On the morning of May 17, she got an unexpected call from a good friend, Susan McCulley.

“We’re going to fly around Mount St. Helens. Do you want to go?”

Susan’s father, John Davis, was a Boeing engineer and experienced private pilot. He wanted to see the active volcano, which had awakened in March. Susan’s husband didn’t want to go, so there was an extra seat. Would Jaquie like to ride along?

“I had about a half-hour to decide,” she remembered. Although officials had established a Red Zone around the volcano, the airspace was still open at a distance of 10 miles. And it was a beautiful spring day with perfect visibility.

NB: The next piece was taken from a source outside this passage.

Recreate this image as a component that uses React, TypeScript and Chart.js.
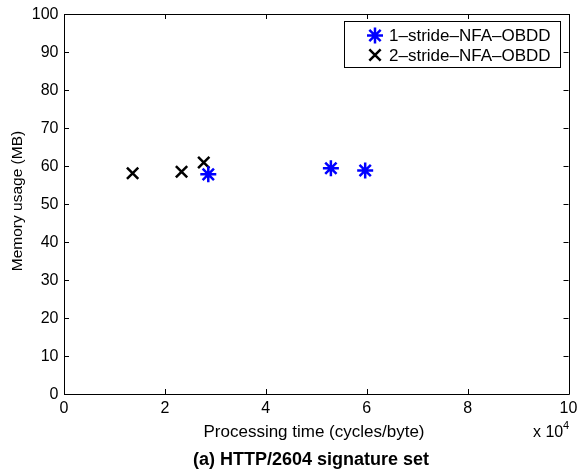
import React, { useEffect, useRef } from "react";
import { Chart, registerables } from "chart.js";

Chart.register(...registerables);

const xTicks = [0, 2, 4, 6, 8, 10];
const yTicks = [0, 10, 20, 30, 40, 50, 60, 70, 80, 90, 100];

const oneStrideLabel = "1\u2013stride\u2013NFA\u2013OBDD";
const oneStrideX = [2.86, 5.29, 5.97];
const oneStrideY = [57.8, 59.4, 58.8];

const twoStrideLabel = "2\u2013stride\u2013NFA\u2013OBDD";
const twoStrideX = [1.36, 2.33, 2.77];
const twoStrideY = [58.1, 58.5, 60.9];

const xTitle = "Processing time (cycles/byte)";
const yTitle = "Memory usage (MB)";
const caption = "(a) HTTP/2604 signature set";

const FONT = "'Liberation Sans', Arial, Helvetica, sans-serif";

function drawMarker(ctx: CanvasRenderingContext2D, style: string, r: number, x: number, y: number) {
  ctx.beginPath();
  const d = Math.cos(Math.PI / 4) * r;
  if (style === "star") {
    ctx.moveTo(x - r, y);
    ctx.lineTo(x + r, y);
    ctx.moveTo(x, y - r);
    ctx.lineTo(x, y + r);
  }
  ctx.moveTo(x - d, y - d);
  ctx.lineTo(x + d, y + d);
  ctx.moveTo(x - d, y + d);
  ctx.lineTo(x + d, y - d);
  ctx.stroke();
}

const axesPlugin = {
  id: "matlabAxes",
  afterDatasetsDraw(chart: any) {
    const { ctx, chartArea } = chart;
    const xs = chart.scales.x;
    const ys = chart.scales.y;
    const { left, right, top, bottom } = chartArea;
    ctx.save();
    ctx.strokeStyle = "#000";
    ctx.lineWidth = 1;
    ctx.beginPath();
    ctx.rect(Math.round(left) + 0.5, Math.round(top) + 0.5, Math.round(right - left), Math.round(bottom - top));
    ctx.stroke();
    const tl = 5;
    ctx.beginPath();
    xTicks.forEach((v) => {
      const px = Math.round(xs.getPixelForValue(v)) + 0.5;
      ctx.moveTo(px, bottom);
      ctx.lineTo(px, bottom - tl);
      ctx.moveTo(px, top);
      ctx.lineTo(px, top + tl);
    });
    yTicks.forEach((v) => {
      const py = Math.round(ys.getPixelForValue(v)) + 0.5;
      ctx.moveTo(left, py);
      ctx.lineTo(left + tl, py);
      ctx.moveTo(right, py);
      ctx.lineTo(right - tl, py);
    });
    ctx.stroke();

    ctx.fillStyle = "#000";
    ctx.font = `16px ${FONT}`;
    ctx.textAlign = "right";
    ctx.textBaseline = "middle";
    yTicks.forEach((v) => {
      ctx.fillText(String(v), left - 5.5, ys.getPixelForValue(v) + 1);
    });
    ctx.textAlign = "center";
    ctx.textBaseline = "top";
    xTicks.forEach((v) => {
      ctx.fillText(String(v), xs.getPixelForValue(v), bottom + 7);
    });

    // axis titles
    ctx.font = `17px ${FONT}`;
    ctx.textBaseline = "alphabetic";
    ctx.fillText(xTitle, 314, 437);
    ctx.save();
    ctx.font = `15.5px ${FONT}`;
    ctx.textBaseline = "middle";
    ctx.translate(18, 201);
    ctx.rotate(-Math.PI / 2);
    ctx.fillText(yTitle, 0, 0);
    ctx.restore();

    // exponent
    ctx.font = `16px ${FONT}`;
    ctx.textAlign = "left";
    ctx.textBaseline = "alphabetic";
    ctx.fillText("x 10", 533, 437);
    ctx.font = `11px ${FONT}`;
    ctx.fillText("4", 563, 429);

    // caption
    ctx.font = `bold 18px ${FONT}`;
    ctx.textAlign = "center";
    ctx.fillText(caption, 311, 465);

    // legend
    const bx = 344, by = 21, bw = 216, bh = 46;
    ctx.fillStyle = "#fff";
    ctx.fillRect(bx, by, bw, bh);
    ctx.strokeStyle = "#000";
    ctx.lineWidth = 1;
    ctx.strokeRect(bx + 0.5, by + 0.5, bw, bh);
    const ds = chart.data.datasets;
    const rows = [35.5, 55];
    ds.forEach((d: any, i: number) => {
      ctx.strokeStyle = d.borderColor;
      ctx.lineWidth = d.borderWidth;
      drawMarker(ctx, d.pointStyle, d.pointRadius, 375, rows[i]);
    });
    ctx.fillStyle = "#000";
    ctx.font = `17px ${FONT}`;
    ctx.textAlign = "left";
    ctx.textBaseline = "middle";
    ds.forEach((d: any, i: number) => {
      ctx.fillText(d.label, 389, rows[i] + 1);
    });
    ctx.restore();
  },
};

export default function App() {
  const ref = useRef<HTMLCanvasElement | null>(null);
  useEffect(() => {
    if (!ref.current) return;
    const chart = new Chart(ref.current, {
      type: "scatter",
      data: {
        datasets: [
          {
            label: oneStrideLabel,
            data: oneStrideX.map((x, i) => ({ x, y: oneStrideY[i] })),
            pointStyle: "star",
            pointRadius: 8,
            borderColor: "#0000ff",
            backgroundColor: "#0000ff",
            borderWidth: 2.5,
          },
          {
            label: twoStrideLabel,
            data: twoStrideX.map((x, i) => ({ x, y: twoStrideY[i] })),
            pointStyle: "crossRot",
            pointRadius: 8,
            borderColor: "#000000",
            backgroundColor: "#000000",
            borderWidth: 2.5,
          },
        ],
      },
      options: {
        responsive: false,
        animation: false,
        events: [],
        layout: { padding: { left: 64, right: 8, top: 14, bottom: 79 } },
        plugins: {
          legend: { display: false },
          tooltip: { enabled: false },
        },
        scales: {
          x: { type: "linear", min: 0, max: 10, display: false },
          y: { type: "linear", min: 0, max: 100, display: false },
        },
      } as any,
      plugins: [axesPlugin],
    });
    return () => chart.destroy();
  }, []);
  return (
    <div style={{ position: "fixed", left: 0, top: 0, width: 579, height: 473, background: "#fff" }}>
      <canvas ref={ref} width={579} height={473} style={{ width: 579, height: 473, display: "block" }} />
    </div>
  );
}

“I was in safe hands, so I felt safe to go,” she said. She drove out to Paine Field in Everett where she met up with Susan, John, and Susan’s brother, Scott Davis, who grabbed the fourth seat.

She remembers taking off around noon, and being very excited to take her first airplane ride. South of Seattle, Mount Rainier came into view, majestic and snow-capped. Up and down the Cascade range, they could see the snowy peaks. Except for Mount St. Helens.

Alive with geothermal energy, “It looked like a giant molehill,” Cole said. Brown in color, “It looked really strange to me.”

As they approached the mountain and its exclusion zone, they fell into formation with a number of press planes. As they circled, she could see a bulge deforming the volcano’s north side. She remembers seeing giant cracks in the earth on the volcano’s swollen flank.

“It looked so surreal,” she said. She didn’t own a camera, but made several photos with a Polaroid camera she had borrowed from her mother on the way to the airport.

After they circled, they returned to Everett, where they landed about 4 p.m.

“It was really the experience of a lifetime, flying for the first time,” she said.

Today, 41 years after the flight, she still treasures the memories and the photos she and the other three made that day. She’s shared the photos with her family over the years, but wanted to reach out this year to let others see them and hear about that last sightseeing flight.

“I need to share my story, even though it’s little and nothing bad happened,” she said. But she did get a memorable snapshot on her first plane ride.